É nesse ponto que o modelo revela sua fragilidade.
A lei prevê sanção para o descumprimento dos prazos, que corresponde à alteração do regime de atualização dos valores devidos. Ao revés de correção a partir apenas do segundo mês subsequente ao do protocolo do pedido e com base na taxa Selic acumulada mensalmente, a atualização dos valores passa a ser calculada diariamente desde o início do prazo para apreciação do pedido até o dia anterior ao do efetivo pagamento. À primeira vista, poderia parecer um mecanismo suficientemente dissuasório. Uma análise mais cuidadosa, entretanto, revela o contrário.
Primeiro, trata-se de juros simples, e não compostos. Isso significa que a mora estatal não cresce exponencialmente, como ocorre com os encargos financeiros que recaem sobre o próprio Estado quando se custeia por meio da dívida pública, ou mesmo sobre o particular na obtenção de empréstimos para financiar suas atividades.
Apesar desse modelo ser adotado de forma simétrica pela legislação – tanto quando o Fisco é devedor do contribuinte quanto quando o contribuinte é devedor do Fisco –, em ambos os casos, os juros simples punem o credor, e não o devedor.
Esse desenho normativo produz efeitos bem conhecidos e amplamente discutidos na literatura quando o contribuinte é o devedor. A incidência de juros simples sobre créditos tributários, aliada à suspensão da exigibilidade durante o contencioso administrativo, estimula comportamentos estratégicos de inadimplemento, sonegação e litigância. Mesmo quando a infração é identificada e autuada, a contestação administrativa impede a cobrança imediata, e quanto maior a duração do processo, menor será o valor real da dívida ao final, em razão da ausência de capitalização dos encargos.

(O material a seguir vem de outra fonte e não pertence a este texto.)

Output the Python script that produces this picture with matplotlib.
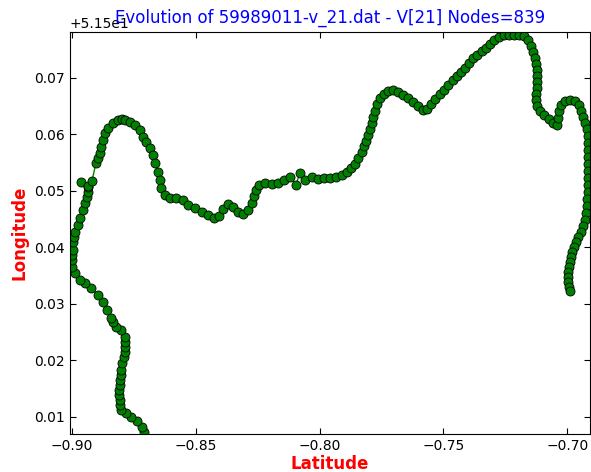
import matplotlib
matplotlib.use('Agg')
import matplotlib.pyplot as plt
from matplotlib.ticker import ScalarFormatter

# node positions of the trace (in path order)
lat = [
    -0.8710, -0.8718, -0.8738, -0.8763, -0.8783, -0.8803, -0.8807, -0.8807,
    -0.8811, -0.8811, -0.8807, -0.8807, -0.8803, -0.8803, -0.8799, -0.8791,
    -0.8787, -0.8787, -0.8787, -0.8787, -0.8803, -0.8823, -0.8835, -0.8844,
    -0.8860, -0.8876, -0.8896, -0.8924, -0.8949, -0.8969, -0.8989, -0.9001,
    -0.9001, -0.9001, -0.8997, -0.8997, -0.8993, -0.8989, -0.8977, -0.8969,
    -0.8957, -0.8949, -0.8941, -0.8937, -0.8937, -0.8965, -0.8937, -0.8920,
    -0.8904, -0.8896, -0.8888, -0.8884, -0.8876, -0.8868, -0.8856, -0.8835,
    -0.8815, -0.8799, -0.8787, -0.8767, -0.8747, -0.8726, -0.8714, -0.8702,
    -0.8686, -0.8674, -0.8666, -0.8654, -0.8646, -0.8641, -0.8625, -0.8605,
    -0.8581, -0.8553, -0.8532, -0.8504, -0.8476, -0.8452, -0.8427, -0.8407,
    -0.8391, -0.8371, -0.8350, -0.8330, -0.8310, -0.8290, -0.8274, -0.8266,
    -0.8258, -0.8245, -0.8221, -0.8193, -0.8169, -0.8144, -0.8120, -0.8096,
    -0.8080, -0.8059, -0.8031, -0.8007, -0.7983, -0.7958, -0.7934, -0.7910,
    -0.7890, -0.7874, -0.7857, -0.7845, -0.7829, -0.7821, -0.7813, -0.7805,
    -0.7797, -0.7789, -0.7785, -0.7777, -0.7768, -0.7756, -0.7740, -0.7724,
    -0.7704, -0.7684, -0.7663, -0.7643, -0.7623, -0.7603, -0.7582, -0.7566,
    -0.7550, -0.7534, -0.7514, -0.7498, -0.7481, -0.7461, -0.7445, -0.7429,
    -0.7413, -0.7397, -0.7380, -0.7364, -0.7344, -0.7328, -0.7312, -0.7296,
    -0.7275, -0.7255, -0.7235, -0.7215, -0.7194, -0.7174, -0.7158, -0.7146,
    -0.7138, -0.7130, -0.7126, -0.7122, -0.7122, -0.7122, -0.7122, -0.7126,
    -0.7126, -0.7122, -0.7110, -0.7093, -0.7073, -0.7057, -0.7041, -0.7037,
    -0.7033, -0.7025, -0.7008, -0.6988, -0.6968, -0.6952, -0.6944, -0.6936,
    -0.6928, -0.6920, -0.6916, -0.6916, -0.6916, -0.6916, -0.6916, -0.6916,
    -0.6916, -0.6916, -0.6916, -0.6920, -0.6920, -0.6924, -0.6928, -0.6936,
    -0.6944, -0.6956, -0.6964, -0.6972, -0.6980, -0.6984, -0.6988, -0.6992,
    -0.6996, -0.6996, -0.6996, -0.6992, -0.6988,
]
lon = [
    51.50729, 51.50818, 51.50924, 51.50995, 51.51065, 51.51119, 51.51207, 51.51296,
    51.51384, 51.51473, 51.51561, 51.51650, 51.51738, 51.51827, 51.51950, 51.52057,
    51.52145, 51.52234, 51.52322, 51.52411, 51.52535, 51.52588, 51.52676, 51.52747,
    51.52888, 51.53030, 51.53154, 51.53278, 51.53366, 51.53419, 51.53543, 51.53650,
    51.53773, 51.53862, 51.53950, 51.54092, 51.54181, 51.54269, 51.54393, 51.54517,
    51.54658, 51.54782, 51.54888, 51.54977, 51.55065, 51.55154, 51.55083, 51.55172,
    51.55490, 51.55579, 51.55667, 51.55773, 51.55897, 51.56021, 51.56110, 51.56198,
    51.56251, 51.56269, 51.56251, 51.56216, 51.56163, 51.56074, 51.55950, 51.55862,
    51.55756, 51.55632, 51.55490, 51.55331, 51.55189, 51.55048, 51.54924, 51.54871,
    51.54871, 51.54835, 51.54747, 51.54694, 51.54623, 51.54570, 51.54517, 51.54552,
    51.54676, 51.54765, 51.54712, 51.54623, 51.54588, 51.54658, 51.54782, 51.54906,
    51.55012, 51.55101, 51.55136, 51.55119, 51.55136, 51.55189, 51.55242, 51.55101,
    51.55313, 51.55189, 51.55242, 51.55207, 51.55225, 51.55225, 51.55242, 51.55278,
    51.55331, 51.55402, 51.55473, 51.55579, 51.55685, 51.55791, 51.55880, 51.55986,
    51.56092, 51.56198, 51.56304, 51.56411, 51.56535, 51.56641, 51.56712, 51.56765,
    51.56782, 51.56747, 51.56694, 51.56641, 51.56570, 51.56499, 51.56428, 51.56446,
    51.56535, 51.56623, 51.56712, 51.56782, 51.56871, 51.56959, 51.57030, 51.57101,
    51.57172, 51.57260, 51.57349, 51.57402, 51.57473, 51.57526, 51.57596, 51.57667,
    51.57720, 51.57756, 51.57756, 51.57756, 51.57756, 51.57738, 51.57667, 51.57561,
    51.57455, 51.57349, 51.57242, 51.57136, 51.57030, 51.56924, 51.56818, 51.56712,
    51.56605, 51.56499, 51.56411, 51.56340, 51.56269, 51.56198, 51.56163, 51.56287,
    51.56411, 51.56517, 51.56588, 51.56605, 51.56588, 51.56517, 51.56411, 51.56304,
    51.56198, 51.56092, 51.55968, 51.55844, 51.55720, 51.55596, 51.55473, 51.55349,
    51.55225, 51.55101, 51.54977, 51.54853, 51.54729, 51.54605, 51.54481, 51.54375,
    51.54269, 51.54181, 51.54092, 51.54004, 51.53915, 51.53827, 51.53738, 51.53650,
    51.53561, 51.53473, 51.53384, 51.53296, 51.53225,
]

fig = plt.figure(figsize=(5.91, 4.72), dpi=100)
ax = fig.add_axes([0.1184, 0.0799, 0.8799, 0.8529])

ax.plot(lat, lon, color='green', linewidth=1, marker='o', markersize=6.5,
        markerfacecolor='green', markeredgecolor='black', markeredgewidth=0.6)

ax.set_xlim(-0.9009, -0.6908)
ax.set_ylim(51.50689, 51.57810)
ax.set_xticks([-0.90, -0.85, -0.80, -0.75, -0.70])
ax.set_yticks([51.51, 51.52, 51.53, 51.54, 51.55, 51.56, 51.57])
ax.yaxis.set_major_formatter(ScalarFormatter(useOffset=51.5))
ax.yaxis.get_offset_text().set_fontsize(10)
ax.tick_params(direction='in', top=True, right=True, length=4, labelsize=10)

# explicit y keeps the title low, overlapping the offset text as in the original
ax.set_title('Evolution of 59989011-v_21.dat - V[21] Nodes=839', color='blue',
             fontsize=12, y=1.022, pad=0)
ax.set_xlabel('Latitude', color='red', fontweight='bold', fontsize=12, labelpad=1)
ax.set_ylabel('Longitude', color='red', fontweight='bold', fontsize=12)

fig.savefig('out.png', dpi=100)
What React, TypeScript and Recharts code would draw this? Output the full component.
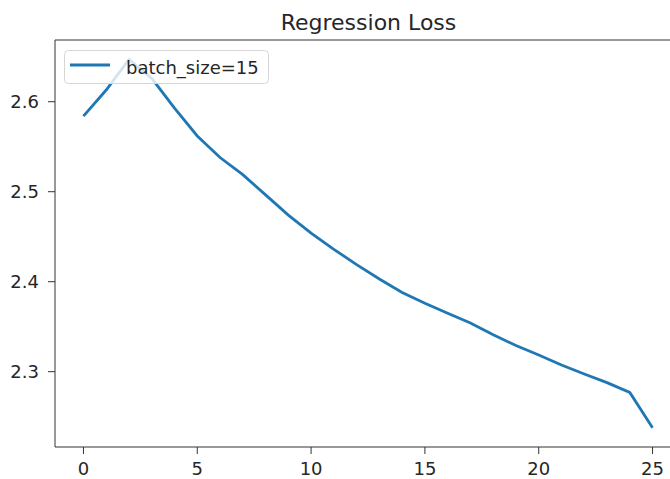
import { LineChart, Line, XAxis, YAxis, Legend, ReferenceLine } from 'recharts'

// training curve, one value per epoch
const epochs = [0, 1, 2, 3, 4, 5, 6, 7, 8, 9, 10, 11, 12, 13, 14, 15, 16, 17, 18, 19, 20, 21, 22, 23, 24, 25]
const loss = [
  2.584, 2.613, 2.647, 2.626, 2.593, 2.562, 2.538, 2.519, 2.4965, 2.474, 2.454, 2.436, 2.419,
  2.403, 2.388, 2.376, 2.365, 2.354, 2.341, 2.329, 2.3186, 2.3074, 2.2974, 2.2878, 2.277, 2.2378,
]
const xTicks = [0, 5, 10, 15, 20, 25]
const yTicks = [2.3, 2.4, 2.5, 2.6]
const seriesName = 'batch_size=15'

const X_DOMAIN: [number, number] = [-1.25, 26.25]
const Y_DOMAIN: [number, number] = [2.2163, 2.6686]

const data = epochs.map((epoch, i) => ({ epoch, loss: loss[i] }))

const FONT = '"DejaVu Sans", sans-serif'
const INK = '#262626'
const SPINE = '#333'
const BLUE = '#1f77b4'

const tickStyle = { fill: INK, fontSize: 18, fontFamily: FONT }

const LegendBox = () => (
  <svg width={206} height={35} style={{ display: 'block' }}>
    <rect x={0.5} y={0.5} width={204} height={33} rx={4} fill="rgba(255,255,255,0.8)" stroke="#d6d6d6" />
    <line x1={6} x2={46} y1={15} y2={15} stroke={BLUE} strokeWidth={2.8} />
    <text x={62} y={24} fontSize={18} fontFamily={FONT} fill={INK}>
      {seriesName}
    </text>
  </svg>
)

export default function App() {
  return (
    <div style={{ position: 'absolute', left: 0, top: 0, width: 670, height: 479, overflow: 'hidden', background: '#fff' }}>
      <LineChart width={700} height={479} data={data} margin={{ top: 40, right: 19, bottom: 0, left: 0 }}>
        <XAxis
          dataKey="epoch"
          type="number"
          domain={X_DOMAIN}
          ticks={xTicks}
          height={32}
          tickSize={7}
          tickMargin={8}
          stroke={SPINE}
          tick={tickStyle}
          allowDataOverflow
        />
        <YAxis
          type="number"
          domain={Y_DOMAIN}
          ticks={yTicks}
          width={55}
          tickSize={7}
          tickMargin={9}
          stroke={SPINE}
          tick={tickStyle}
          tickFormatter={(v: number) => v.toFixed(1)}
          allowDataOverflow
        />
        {/* top spine */}
        <ReferenceLine y={Y_DOMAIN[1]} stroke={SPINE} />
        <Line
          dataKey="loss"
          name={seriesName}
          stroke={BLUE}
          strokeWidth={2.8}
          dot={false}
          activeDot={false}
          isAnimationActive={false}
        />
        {/* centred/middle alignment keeps the legend from taking plot space */}
        <Legend
          layout="horizontal"
          verticalAlign="middle"
          align="center"
          wrapperStyle={{ left: 64, top: 50, width: 206 }}
          content={() => <LegendBox />}
        />
      </LineChart>
      <svg width={670} height={479} style={{ position: 'absolute', left: 0, top: 0, pointerEvents: 'none' }}>
        <text x={368.5} y={30} textAnchor="middle" fontSize={22} fontFamily={FONT} fill={INK}>
          Regression Loss
        </text>
      </svg>
    </div>
  )
}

Há estudos que demonstram, inclusive, a existência de um prazo crítico de duração do litígio a partir do qual a conduta ilícita se torna economicamente vantajosa, ainda que ao final o contribuinte seja vencido. O sistema, portanto, transforma o tempo em aliado do devedor.
Esse mesmo raciocínio aplica-se também à lógica do ressarcimento do IBS e da CBS. Ao prever juros simples como sanção pelo descumprimento dos prazos legais, o legislador replica um modelo estruturalmente disfuncional, no qual a demora favorece quem deve. O resultado é um regime que, mais uma vez, desestimula a celeridade, penaliza o credor e compromete a neutralidade econômica do tributo.
Segundo, a sanção é aplicada de uma única vez, de forma automática, a partir do simples transcurso do prazo. Uma vez configurada a mora, ainda que por um único dia, o acréscimo punitivo incide integralmente. Paradoxalmente, isso reduz o incentivo à rápida regularização do atraso, pois o custo marginal da demora adicional tende a ser irrelevante; na verdade, negativo. Em outras palavras: ultrapassado o prazo legal, o sistema deixa de fomentar a celeridade e passa a incentivar a procrastinação.
O efeito econômico é claro: a mora opera em favor do devedor público, e não do credor privado. O contribuinte, por sua vez, permanece sem instrumentos eficazes para compelir o cumprimento tempestivo da obrigação.
Esse desenho normativo compromete diretamente a promessa de neutralidade tributária. Um tributo que se pretende neutro, mas cuja devolução de créditos é incerta, tardia e financeiramente desvantajosa, reintroduz cumulatividade por vias transversas. A acumulação de créditos deixa de ser um ônus transitório e passa a funcionar como fonte de financiamento do próprio Estado.
Em última análise, o sucesso do IBS e da CBS dependerá menos da elegância de suas fórmulas legais e mais da credibilidade do compromisso estatal com o cumprimento dos prazos que ele próprio instituiu. Sem sanções verdadeiramente eficazes, o risco é repetir, sob nova roupagem, um problema antigo: um sistema que promete neutralidade, mas entrega custo financeiro; que proclama não cumulatividade, mas pratica retenção indevida de valores.
A reforma não falhará por excesso de ambição normativa, mas poderá falhar por timidez sancionatória. E, nesse ponto, a experiência brasileira recomenda cautela.